Directions
Reproduce all the lines below exactly and omit the images.

^^^^^^^^

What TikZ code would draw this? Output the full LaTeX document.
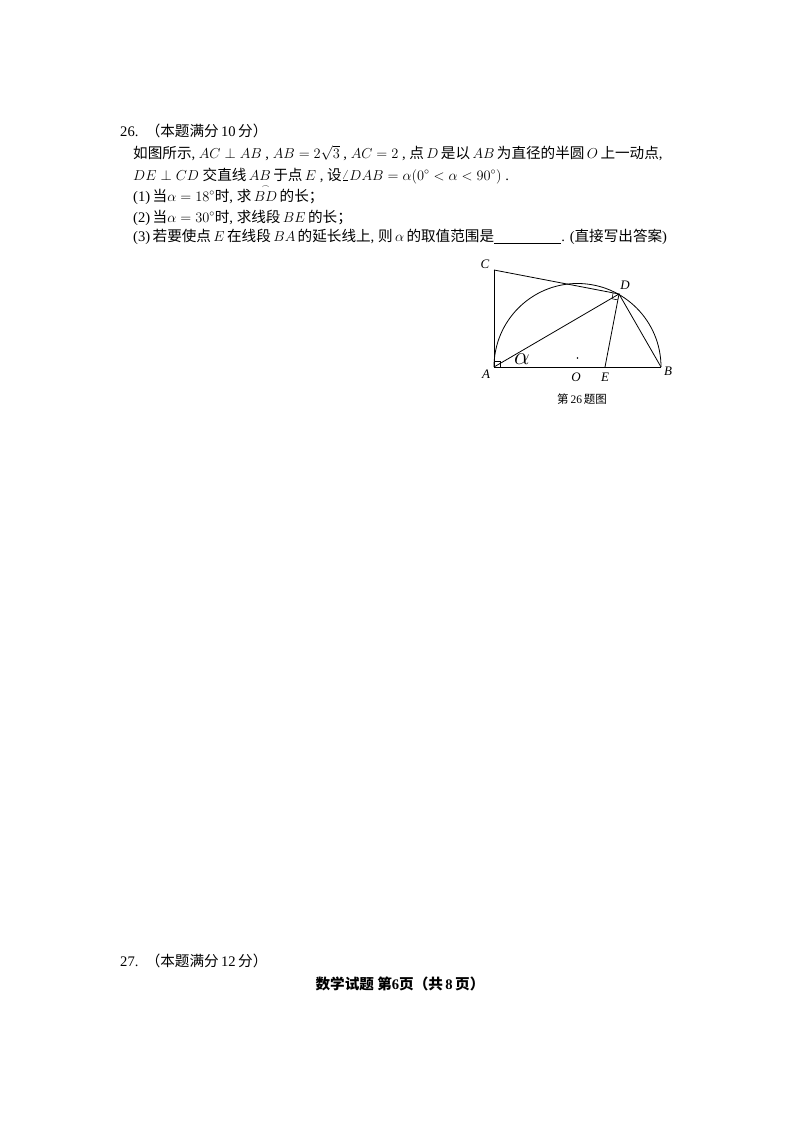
\documentclass[tikz,border=0pt]{standalone}
\usepackage{amsmath}
\usepackage{fontspec}
\usetikzlibrary{calc}
\setmainfont{Liberation Serif}
\newfontfamily\cjk{Noto Sans CJK SC}
\newcommand\zh[1]{{\cjk #1}}
\begin{document}
\begin{tikzpicture}[x=1pt,y=-1pt,
  txt/.style={anchor=base west,inner sep=0pt,font=\fontsize{14.6}{17}\selectfont},
  lab/.style={inner sep=1pt,font=\fontsize{13}{15}\selectfont\itshape},
  ln/.style={line width=0.8pt}]
\useasboundingbox (0,0) rectangle (800,1132);
\node[txt] (t0) at (120,136) {26.\ \ \zh{（本题满分}\,10\,\zh{分）}};
\node[txt] (t1) at (133,158) {\zh{如图所示}, $AC\perp AB$ , $AB=2\sqrt3$ , $AC=2$ , \zh{点}$\,D\,$\zh{是以}$\,AB\,$\zh{为直径的半圆}$\,O\,$\zh{上一动点},};
\node[txt] (t2) at (133,180) {$DE\perp CD$ \zh{交直线}$\,AB\,$\zh{于点}$\,E$ , \zh{设}$\angle DAB=\alpha(0^\circ<\alpha<90^\circ)$ .};
\node[txt] (t3) at (133,201) {(1)\,\zh{当}$\alpha=18^\circ$\zh{时}, \zh{求}$\,\overset{\scriptscriptstyle\frown}{BD}\,$\zh{的长}\zh{；}};
\node[txt] (t4) at (133,222) {(2)\,\zh{当}$\alpha=30^\circ$\zh{时}, \zh{求线段}$\,BE\,$\zh{的长}\zh{；}};
\node[txt] (t5) at (133,241) {(3)\,\zh{若要使点}$\,E\,$\zh{在线段}$\,BA\,$\zh{的延长线上}, \zh{则}$\,\alpha\,$\zh{的取值范围是}\underline{\hspace{4.6em}}. (\zh{直接写出答案})};

\coordinate (A) at (494,367);
\coordinate (B) at (661,367);
\coordinate (C) at (494,270);
\coordinate (O) at (577.5,367);
\coordinate (D) at (619,294);
\coordinate (E) at (605,367);
\draw[ln] (B) arc[start angle=0,end angle=-180,radius=83.5];
\draw[ln] (C) -- (A) -- (B);
\draw[ln] (C) -- (D) -- (A);
\draw[ln] (D) -- (E);
\draw[ln] (D) -- (B);
\draw[line width=0.6pt] (494,361) -- (500,361) -- (500,367);
\draw[line width=0.6pt] ($(D)+(-5.9,-1.1)$) -- ($(D)+(-7,4.8)$) -- ($(D)+(-1.1,5.9)$);
\fill (O) ++(0,-9) circle (0.9);
\node[inner sep=0pt,font=\fontsize{28}{28}\selectfont] (al) at (522,359) {$\alpha$};
\node[lab] (lC) at (485,264) {C};
\node[lab] (lD) at (625,285) {D};
\node[lab] (lA) at (486,374) {A};
\node[lab] (lO) at (576,377) {O};
\node[lab] (lE) at (605,377) {E};
\node[lab] (lB) at (668,371) {B};
\node[inner sep=0pt,font=\cjk\fontsize{11.5}{13}\selectfont] (cap) at (582,399) {第\,{\rmfamily 26}\,题图};

\node[txt] (t6) at (120,966) {27.\ \ \zh{（本题满分}\,12\,\zh{分）}};
\node[txt,anchor=base] (ft) at (400,989) {\zh{\bfseries 数学试题\ 第}\textbf{6}\zh{\bfseries 页（共}\,\textbf{8}\,\zh{\bfseries 页）}};
\end{tikzpicture}
\end{document}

^^^^^^^^

Task result
What TikZ code would draw this? Output the full LaTeX document.
\documentclass[tikz,border=0pt]{standalone}
\usepackage{amsmath}
\usepackage{fontspec}
\usetikzlibrary{calc}
\setmainfont{Liberation Serif}
\newfontfamily\cjk{Noto Sans CJK SC}
\newcommand\zh[1]{{\cjk #1}}
\begin{document}
\begin{tikzpicture}[x=1pt,y=-1pt,
  txt/.style={anchor=base west,inner sep=0pt,font=\fontsize{14.6}{17}\selectfont},
  lab/.style={inner sep=1pt,font=\fontsize{13}{15}\selectfont\itshape},
  ln/.style={line width=0.8pt}]
\useasboundingbox (0,0) rectangle (800,1132);
\node[txt] (t0) at (120,136) {26.\ \ \zh{（本题满分}\,10\,\zh{分）}};
\node[txt] (t1) at (133,158) {\zh{如图所示}, $AC\perp AB$ , $AB=2\sqrt3$ , $AC=2$ , \zh{点}$\,D\,$\zh{是以}$\,AB\,$\zh{为直径的半圆}$\,O\,$\zh{上一动点},};
\node[txt] (t2) at (133,180) {$DE\perp CD$ \zh{交直线}$\,AB\,$\zh{于点}$\,E$ , \zh{设}$\angle DAB=\alpha(0^\circ<\alpha<90^\circ)$ .};
\node[txt] (t3) at (133,201) {(1)\,\zh{当}$\alpha=18^\circ$\zh{时}, \zh{求}$\,\overset{\scriptscriptstyle\frown}{BD}\,$\zh{的长}\zh{；}};
\node[txt] (t4) at (133,222) {(2)\,\zh{当}$\alpha=30^\circ$\zh{时}, \zh{求线段}$\,BE\,$\zh{的长}\zh{；}};
\node[txt] (t5) at (133,241) {(3)\,\zh{若要使点}$\,E\,$\zh{在线段}$\,BA\,$\zh{的延长线上}, \zh{则}$\,\alpha\,$\zh{的取值范围是}\underline{\hspace{4.6em}}. (\zh{直接写出答案})};

\coordinate (A) at (494,367);
\coordinate (B) at (661,367);
\coordinate (C) at (494,270);
\coordinate (O) at (577.5,367);
\coordinate (D) at (619,294);
\coordinate (E) at (605,367);
\draw[ln] (B) arc[start angle=0,end angle=-180,radius=83.5];
\draw[ln] (C) -- (A) -- (B);
\draw[ln] (C) -- (D) -- (A);
\draw[ln] (D) -- (E);
\draw[ln] (D) -- (B);
\draw[line width=0.6pt] (494,361) -- (500,361) -- (500,367);
\draw[line width=0.6pt] ($(D)+(-5.9,-1.1)$) -- ($(D)+(-7,4.8)$) -- ($(D)+(-1.1,5.9)$);
\fill (O) ++(0,-9) circle (0.9);
\node[inner sep=0pt,font=\fontsize{28}{28}\selectfont] (al) at (522,359) {$\alpha$};
\node[lab] (lC) at (485,264) {C};
\node[lab] (lD) at (625,285) {D};
\node[lab] (lA) at (486,374) {A};
\node[lab] (lO) at (576,377) {O};
\node[lab] (lE) at (605,377) {E};
\node[lab] (lB) at (668,371) {B};
\node[inner sep=0pt,font=\cjk\fontsize{11.5}{13}\selectfont] (cap) at (582,399) {第\,{\rmfamily 26}\,题图};

\node[txt] (t6) at (120,966) {27.\ \ \zh{（本题满分}\,12\,\zh{分）}};
\node[txt,anchor=base] (ft) at (400,989) {\zh{\bfseries 数学试题\ 第}\textbf{6}\zh{\bfseries 页（共}\,\textbf{8}\,\zh{\bfseries 页）}};
\end{tikzpicture}
\end{document}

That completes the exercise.